The First Leg and a Birthday

After a night of dreaming about organised attacks against us while travelling I awoke feeling rested. It was 5am and neighbourhood dogs had just been barking. I took a turmeric tea bag through into my grandfathers kitchen, through a small hallway and the beautiful dinning room where we chatted and laughed over a beef lasagne the night before. As it has been my first time eating meat for quite some time, I hurriedly nipped into the toilet then downed a green smoothie I had bought in preparation to combat meat.

Soon after the kettle boils the house is awake and we’re checking the route. My uncle is part of many action groups and during recent riots apparently pulled families out of areas of combat. My mind trails off and remember two times we had been those families caught in between taxi wars in central Johannesburg. Laying flat in the back footwell with my mother’s body over mine and bullets ricocheting the car. Nice. I sip my turmeric and eat a banana and pear.
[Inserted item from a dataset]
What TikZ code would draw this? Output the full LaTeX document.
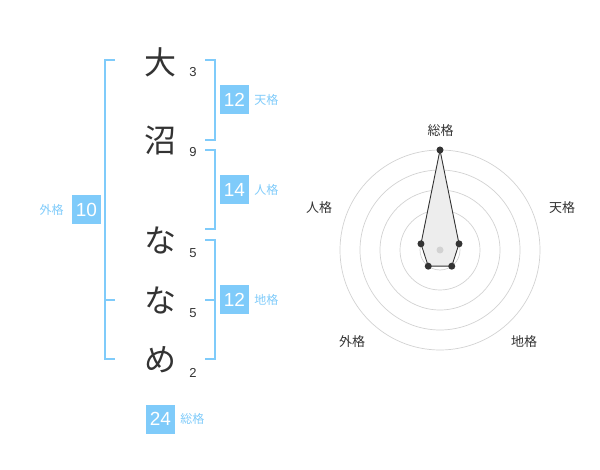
\documentclass[tikz,border=0pt]{standalone}
\usepackage{fontspec}
\setmainfont{Liberation Sans}
\newfontfamily\jpfont{Noto Sans CJK JP}
\usetikzlibrary{positioning}
\definecolor{kakublue}{RGB}{127,203,250}
\definecolor{inkgrey}{RGB}{51,51,51}
\definecolor{ringgrey}{RGB}{210,210,210}
\tikzset{
    name char/.style={
        font=\jpfont\fontsize{32}{32}\selectfont,
        text=inkgrey,
        inner sep=0,
    },
    stroke count/.style={
        font=\fontsize{13}{13}\selectfont,
        text=inkgrey,
        inner sep=0,
    },
    kaku bracket/.style={
        draw=kakublue,
        line width=2pt,
    },
    kaku box/.style={
        fill=kakublue,
        text=white,
        font=\fontsize{19}{19}\selectfont,
        minimum size=29pt,
        inner sep=0,
    },
    kaku label/.style={
        font=\jpfont\fontsize{12}{12}\selectfont,
        text=kakublue,
        inner sep=0,
    },
    radar label/.style={
        font=\jpfont\fontsize{13}{13}\selectfont,
        text=inkgrey,
        inner sep=0,
    },
    radar point/.style={
        fill=inkgrey,
        circle,
        minimum size=7pt,
        inner sep=0,
    },
}
\begin{document}
\begin{tikzpicture}[x=1pt,y=-1pt]
    \useasboundingbox (0,0) rectangle (600,470);

    % name characters and stroke counts
    \node[name char] (c1) at (160,62) {大};
    \node[name char] (c2) at (160,141) {沼};
    \node[name char] (c3) at (160,240) {な};
    \node[name char] (c4) at (160,300) {な};
    \node[name char] (c5) at (160,360) {め};
    \node[stroke count] (s1) at (193,72) {3};
    \node[stroke count] (s2) at (193,152) {9};
    \node[stroke count] (s3) at (193,253) {5};
    \node[stroke count] (s4) at (193,313) {5};
    \node[stroke count] (s5) at (193,373) {2};

    % brackets
    \coordinate (ga) at (115,60);
    \coordinate (gb) at (115,300);
    \coordinate (gc) at (115,359);
    \draw[kaku bracket] (ga) -- (105,60) -- (105,359) -- (gc);
    \draw[kaku bracket] (gb) -- (105,300);
    \coordinate (ta) at (205,60);
    \coordinate (tb) at (205,140);
    \draw[kaku bracket] (ta) -- (215,60) -- (215,140) -- (tb);
    \coordinate (ja) at (205,150);
    \coordinate (jb) at (205,229);
    \draw[kaku bracket] (ja) -- (215,150) -- (215,229) -- (jb);
    \coordinate (ca) at (205,240);
    \coordinate (cb) at (205,300);
    \coordinate (cc) at (205,359);
    \draw[kaku bracket] (ca) -- (215,240) -- (215,359) -- (cc);
    \draw[kaku bracket] (cb) -- (215,300);

    % scores
    \node[kaku box] (ten) at (234.5,100) {12};
    \node[kaku label, right=5pt of ten] (tenl) {天格};
    \node[kaku box] (jin) at (234.5,190) {14};
    \node[kaku label, right=5pt of jin] (jinl) {人格};
    \node[kaku box] (chi) at (234.5,300) {12};
    \node[kaku label, right=5pt of chi] (chil) {地格};
    \node[kaku box] (gai) at (86.5,210) {10};
    \node[kaku label, left=8pt of gai] (gail) {外格};
    \node[kaku box] (sou) at (160.5,419) {24};
    \node[kaku label, right=5pt of sou] (soul) {総格};

    % radar chart
    \begin{scope}[shift={(440,250)},y=1pt]
        \foreach \r in {20,40,60,80,100}
            \draw[ringgrey, line width=0.7pt] (0,0) circle (\r);
        \coordinate (rs) at (90:100);
        \coordinate (rt) at (18:20);
        \coordinate (rc) at (-54:20);
        \coordinate (rg) at (-126:20);
        \coordinate (rj) at (162:20);
        \draw[inkgrey, fill=black!7, line width=0.9pt] (rs) -- (rt) -- (rc) -- (rg) -- (rj) -- cycle;
        \fill[ringgrey] (0,0) circle (3.5);
        \foreach \p in {rs,rt,rc,rg,rj}
            \node[radar point] at (\p) {};
    \end{scope}
    \node[radar label] (ls) at (440.5,131) {総格};
    \node[radar label] (lt) at (562,208) {天格};
    \node[radar label] (lc) at (524,342) {地格};
    \node[radar label] (lg) at (352,342) {外格};
    \node[radar label] (lj) at (319,208) {人格};

\end{tikzpicture}
\end{document}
We bid farewell and get in the car. I drive the first leg, swerve and brake for a baboon in the road. We all sing happy birthday to my Grandfather. We wind our way for the next three hours up and down passes. I fumble with the car sound system and find traffic alerts. One comes up about a huge crash on our road. I later check the WhatsApp reports forwarded to us and while there’s many terror reports about incidents 2,000km away, there’s nothing about this big crash.

We pull into a service station and chug a coffee each. On an outdoor table the sun is warm and my grandfather lights up a cigarette and we can see the car from where we sit. The car is huge and high spec, and I see an Afrikaner man approach it and circle it and look through the tinted windows. He is impressed and I’m half tempted to take my 5ft frame over there and get into the drivers side. I make the assumption that he fits the stereotype of being Alpha and a little sexist. I just drink my coffee instead. I find a children’s playground where I use the pull-up bars, do lunges and forward folds.

Mum drives the next leg. I sit in the back and she and my grandfather talk nonstop for the next two hours. I’ve never seen anything like it. Two hours. Two solid hours. As we pass trucks and overtake into oncoming traffic I check my watch and my heart rate sits between 94-105 for the duration of the leg. My father tries to distract me with anecdotes and stories about Abattobad and Iran.

We stop at a service station called Toms Place which is beside a dam reservoir. I take 2 litres of water to down we buy a sharing bag of crisps. We sit outside looking into the reservoir and order lunch. Everyone has salads and grilled cheese sandwiches, I have a plate of sloppy fries and a Greek salad where I pick the feta off and nibble mainly on limp lettuce. Grandpa makes a joke about lettuce and I crack up. Gineafowl  invade the compound and I settle the bill with a wad of cash dad trusted with me. I’m reminded of a different memory, this time involving the Channel Islands.

I drive the last leg. Swerve for a meerkat on the road, the poor thing froze and ducked low as I approached then scurried off. We pass the accident reported on traffic and travel, a truckload if beer lies in a ditch with armed police presence. The two hours take the longest time. Everyone in the back falls asleep intermittently. We approach a roadblock and traffic police pull me off the road - the second time in two days. My mind races, we have a taser in door. I fumble for my international license trying to play it cool despite the mild terror. A cheerful lady chats to gramps in a local dialect and tells us we can move on.

We arrive at the destination after a winding dirt road approach. We have three long days like this one through the next three weeks and I’m glad to have arrived safe.